In Massachusetts, however, the Constitution ran into serious, organized opposition. Only after two leading Antifederalists, Adams and Hancock, negotiated a far-reaching compromise did the convention vote for ratification on February 6, 1788 (187-168). Antifederalists had demanded that the Constitution be amended before they would consider it or that amendments be a condition of ratification; Federalists had retorted that it had to be accepted or rejected as it was. Under the Massachusetts compromise, the delegates recommended amendments to be considered by the new Congress, should the Constitution go into effect.
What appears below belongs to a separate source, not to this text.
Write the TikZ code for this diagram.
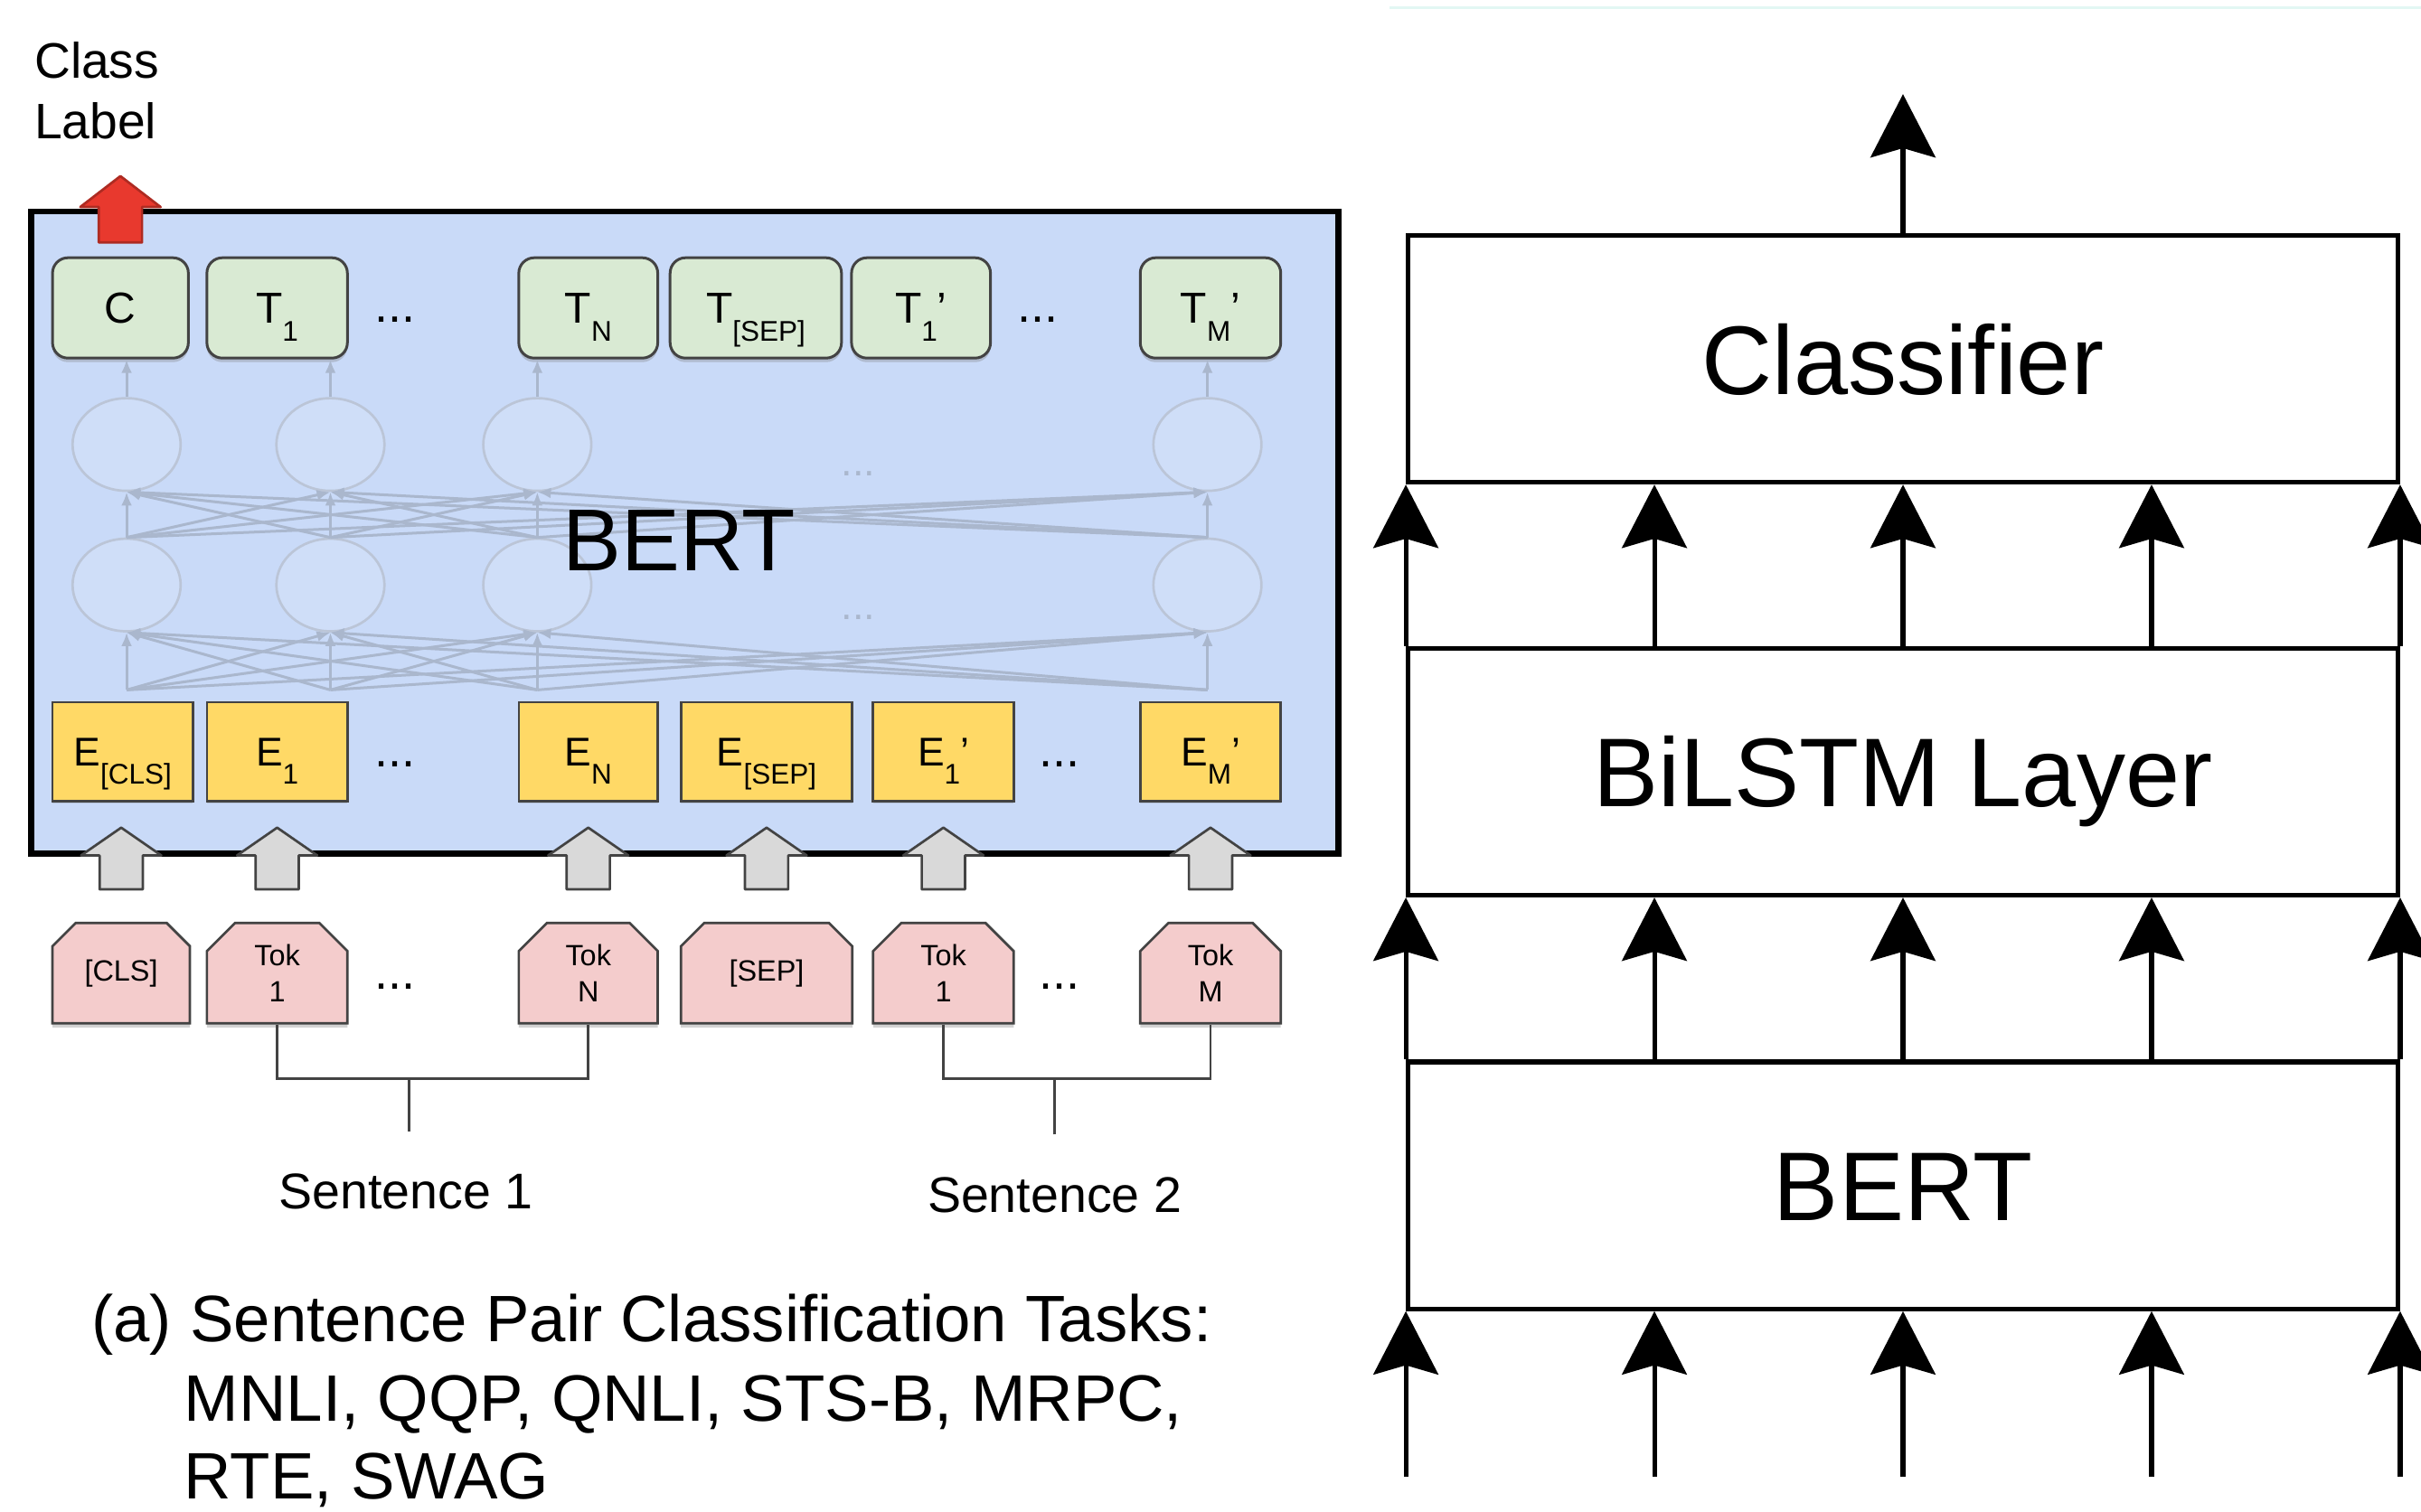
\documentclass[tikz,border=0pt]{standalone}
\usepackage{fontspec}
\setmainfont{Liberation Sans}
\usetikzlibrary{arrows.meta, positioning, calc, shapes.misc, shapes.geometric, shadows}

\definecolor{bertblue}{HTML}{C9DAF8}
\definecolor{outgreen}{HTML}{D9EAD3}
\definecolor{embyellow}{HTML}{FFD966}
\definecolor{tokpink}{HTML}{F4CCCC}
\definecolor{arrowgray}{HTML}{D9D9D9}
\definecolor{edgegray}{HTML}{434343}
\definecolor{labelred}{HTML}{E8392E}
\definecolor{netgray}{HTML}{AAB7CD}
\definecolor{faintcyan}{HTML}{E2F7F3}

\newcommand\pxl{0.02cm}
% letter with lowered index and optional prime
\newcommand\subl[3][]{#2\raisebox{-6.5pt}{\fontsize{10.5pt}{10.5pt}\selectfont #3}#1}

\begin{document}
\begin{tikzpicture}[
    x=0.02cm, y=0.02cm,
    % token boxes
    tokout/.style={draw=edgegray, line width=1pt, fill=outgreen, rounded corners=0.2cm,
                   minimum height=65*\pxl, inner sep=0pt, text height=11.5pt, text depth=0pt,
                   font=\fontsize{16pt}{19pt}\selectfont,
                   drop shadow={shadow xshift=0pt, shadow yshift=-1.5pt, opacity=0.35}},
    emb/.style   ={draw=edgegray, line width=0.9pt, fill=embyellow,
                   minimum height=64*\pxl, inner sep=0pt, text height=10.6pt, text depth=0pt,
                   font=\fontsize{14.8pt}{18pt}\selectfont,
                   drop shadow={shadow xshift=0pt, shadow yshift=-1pt, opacity=0.25}},
    tokin/.style ={draw=edgegray, line width=0.9pt, fill=tokpink, chamfered rectangle,
                   chamfered rectangle corners={north west, north east},
                   chamfered rectangle xsep=0.24cm,
                   minimum height=65*\pxl, inner sep=0pt, align=center,
                   font=\fontsize{10.8pt}{13.3pt}\selectfont,
                   drop shadow={shadow xshift=0pt, shadow yshift=-1.5pt, opacity=0.35}},
    dots/.style  ={inner sep=0pt, font=\fontsize{18pt}{18pt}\selectfont},
    bertbox/.style={draw=black, line width=2.3pt, fill=bertblue, inner sep=0pt},
    % faint network inside the encoder
    neuron/.style={draw=netgray!80, line width=0.9pt, ellipse, fill=white, fill opacity=0.12,
                   minimum width=70*\pxl, minimum height=60*\pxl, inner sep=0pt},
    netline/.style={draw=netgray, line width=1pt, -{Latex[length=5pt, width=4pt]}},
    % arrows and wires
    blockup/.style={draw=edgegray, fill=arrowgray, line width=0.9pt, line join=round},
    redup/.style ={draw=labelred!75!black, fill=labelred, line width=0.9pt, line join=round},
    bracket/.style={draw=edgegray, line width=0.9pt},
    % right-hand stack
    layer/.style ={draw, line width=1.7pt, minimum width=641*\pxl, minimum height=160*\pxl,
                   inner sep=0pt, text height=26pt, text depth=0pt,
                   font=\fontsize{36pt}{40pt}\selectfont},
    uparrow/.style={line width=1.7pt, -{Stealth[length=0.82cm, width=0.84cm, inset=0.12cm]}},
    sentence/.style={font=\fontsize{18.5pt}{22pt}\selectfont},
    caption/.style={anchor=base west, inner sep=0pt, font=\fontsize{24.2pt}{29pt}\selectfont}
]

\useasboundingbox (0,0) rectangle (1568,979);
\fill[white] (0,0) rectangle (1568,979);

% =========================== (a) left panel ===========================
\node[bertbox, minimum width=847*\pxl, minimum height=416*\pxl] (bert) at (443.5,634) {};

% output tokens
\node[tokout, minimum width=88*\pxl]  (tC)    at (78,779.5)    {C};
\node[tokout, minimum width=91*\pxl]  (tOne)  at (179.5,779.5) {\subl{T}{1}};
\node[dots]                           (tDotsA) at (256,772)    {...};
\node[tokout, minimum width=90*\pxl]  (tN)    at (381,779.5)   {\subl{T}{N}};
\node[tokout, minimum width=111*\pxl] (tSep)  at (489.5,779.5) {\subl{T}{[SEP]}};
\node[tokout, minimum width=90*\pxl]  (tOneP) at (596.5,779.5) {\subl[’]{T}{1}};
\node[dots]                           (tDotsB) at (672,772)    {...};
\node[tokout, minimum width=91*\pxl]  (tMP)   at (784,779.5)   {\subl[’]{T}{M}};

% embeddings
\node[emb, minimum width=91*\pxl]  (eCls)  at (79.5,492)  {\subl{E}{[CLS]}};
\node[emb, minimum width=91*\pxl]  (eOne)  at (179.5,492) {\subl{E}{1}};
\node[dots]                        (eDotsA) at (256,484)  {...};
\node[emb, minimum width=90*\pxl]  (eN)    at (381,492)   {\subl{E}{N}};
\node[emb, minimum width=111*\pxl] (eSep)  at (496.5,492) {\subl{E}{[SEP]}};
\node[emb, minimum width=91*\pxl]  (eOneP) at (611,492)   {\subl[’]{E}{1}};
\node[dots]                        (eDotsB) at (686,484)  {...};
\node[emb, minimum width=91*\pxl]  (eMP)   at (784,492)   {\subl[’]{E}{M}};

% two layers of hidden units, all-to-all
\foreach \x [count=\i] in {82,214,348,782} {
  \coordinate (in\i) at (\x,532);
  \node[neuron] (lo\i) at (\x,600) {};
  \node[neuron] (up\i) at (\x,691) {};
}
\foreach \i in {1,...,4} {
  \foreach \j in {1,...,4} {
    \draw[netline] (in\i) -- (lo\j.south);
    \draw[netline] (lo\i.north) -- (up\j.south);
  }
  \draw[netline] (up\i.north) -- (up\i.north |- tC.south);
}
\node[dots, text=netgray, font=\fontsize{15pt}{15pt}\selectfont] (netDotsA) at (556,672) {...};
\node[dots, text=netgray, font=\fontsize{15pt}{15pt}\selectfont] (netDotsB) at (556,579) {...};

\node[font=\fontsize{32.4pt}{36pt}\selectfont] (bertLbl) at (440,629) {BERT};

% input tokens
\node[tokin, minimum width=89*\pxl]  (kCls)  at (78.5,348.5)  {[CLS]};
\node[tokin, minimum width=91*\pxl]  (kOne)  at (179.5,348.5) {Tok\\1};
\node[dots]                          (kDotsA) at (256,340)    {...};
\node[tokin, minimum width=90*\pxl]  (kN)    at (381,348.5)   {Tok\\N};
\node[tokin, minimum width=111*\pxl] (kSep)  at (496.5,348.5) {[SEP]};
\node[tokin, minimum width=91*\pxl]  (kOneP) at (611,348.5)   {Tok\\1};
\node[dots]                          (kDotsB) at (686,340)    {...};
\node[tokin, minimum width=91*\pxl]  (kMP)   at (784,348.5)   {Tok\\M};

% block arrows into the encoder
\foreach \n in {kCls,kOne,kN,kSep,kOneP,kMP}
  \draw[blockup] (\n.north) ++(-14,21) -- ++(0,22) -- ++(-12,0) -- ++(26,18)
                 -- ++(26,-18) -- ++(-12,0) -- ++(0,-22) -- cycle;

% class label out of C
\draw[redup] (tC.north) ++(-14,9) -- ++(0,23) -- ++(-12,0) -- ++(26,20)
             -- ++(26,-20) -- ++(-12,0) -- ++(0,-23) -- cycle;
\node[anchor=north west, inner sep=0pt, align=left,
      font=\fontsize{18.4pt}{22.2pt}\selectfont] (clsLbl) at (22,952) {Class\\Label};

% sentence brackets
\coordinate (stemA) at (265,246);
\coordinate (stemB) at (683,244);
\draw[bracket] (kOne.south) -- ++(0,-35) -| (kN.south);
\draw[bracket] (stemA) -- ++(0,35);
\draw[bracket] (kOneP.south) -- ++(0,-35) -| (kMP.south);
\draw[bracket] (stemB) -- ++(0,37);
\node[sentence] (sentA) at (263,207) {Sentence 1};
\node[sentence] (sentB) at (683,205) {Sentence 2};

% caption
\node[caption] (capA) at (59,110) {(a) Sentence Pair Classification Tasks:};
\node[caption] (capB) at (119,58) {MNLI, QQP, QNLI, STS-B, MRPC,};
\node[caption] (capC) at (119,8)  {RTE, SWAG};

% ========================= right-hand stack ===========================
\draw[faintcyan, line width=1pt] (900,974) -- (1568,974);

\node[layer] (cls)   at (1232.5,746.5) {Classifier};
\node[layer] (lstm)  at (1232.5,479)   {BiLSTM Layer};
\node[layer] (rbert) at (1232.5,211)   {BERT};

\draw[uparrow] (cls.north) -- ++(0,90);
\foreach \f in {0,0.25,0.5,0.75,1} {
  \draw[uparrow] ($(lstm.north west)!\f!(lstm.north east)$) -- ($(cls.south west)!\f!(cls.south east)$);
  \draw[uparrow] ($(rbert.north west)!\f!(rbert.north east)$) -- ($(lstm.south west)!\f!(lstm.south east)$);
  \draw[uparrow] ($(rbert.south west)!\f!(rbert.south east)+(0,-107)$) -- ($(rbert.south west)!\f!(rbert.south east)$);
}

\end{tikzpicture}
\end{document}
The Massachusetts compromise determined the fate of the Constitution, as it permitted delegates with doubts to vote for it in the hope that it would be amended. All subsequent state conventions but Maryland's recommended amendments as part of their decisions to ratify: Maryland, April 28, 1788 (63-11); South Carolina, May 23, 1788 (149-73); New Hampshire, June 21, 1788 (57-47); Virginia, June 25, 1788 (89-79); and New York, July 26, 1788 (30-27). By that date, eleven states had ratified, including all four critical states.
The lists of recommended amendments and the Federalists' promise to work for amendments (particularly a bill of rights), set in motion the process by which the Bill of Rights was added to the Constitution in 1789-1791. In turn, the First Congress's proposing of amendments in 1789 induced the hold-out states to elect conventions that ratified the Constitution--North Carolina, November 21, 1789 (195-77) and Rhode Island, May 29, 1790 (34-32).
The struggle for ratification of the Constitution was both a direct, unabashed contest for votes and a complex, impressive argument about politics and constitutional theory. It was the first time that the people of a nation freely determined their form of government. It was also the first national political controversy in American history; the people of all thirteen states for the first time debated and decided the same issue. Ratification was a catalyst for the creation of a national political community, transforming the ways Americans thought of themselves and encouraging the growth and popularity of national loyalties. The political discourse generated by the ratification controversy continues to this day within the matrix of the Constitution; the argument in 1787-1788 is one of the finest chapters of that discourse.
Bibliography:
Patrick T. Conley and John P. Kaminski, eds., The Constitution and the States (1989); Merrill Jensen, John P. Kaminski, Gaspare J. Saladino, and Richard Leffler, eds., The Documentary History of the Ratification of the Constitution and the Bill of Rights, 1787-1791 (1976-).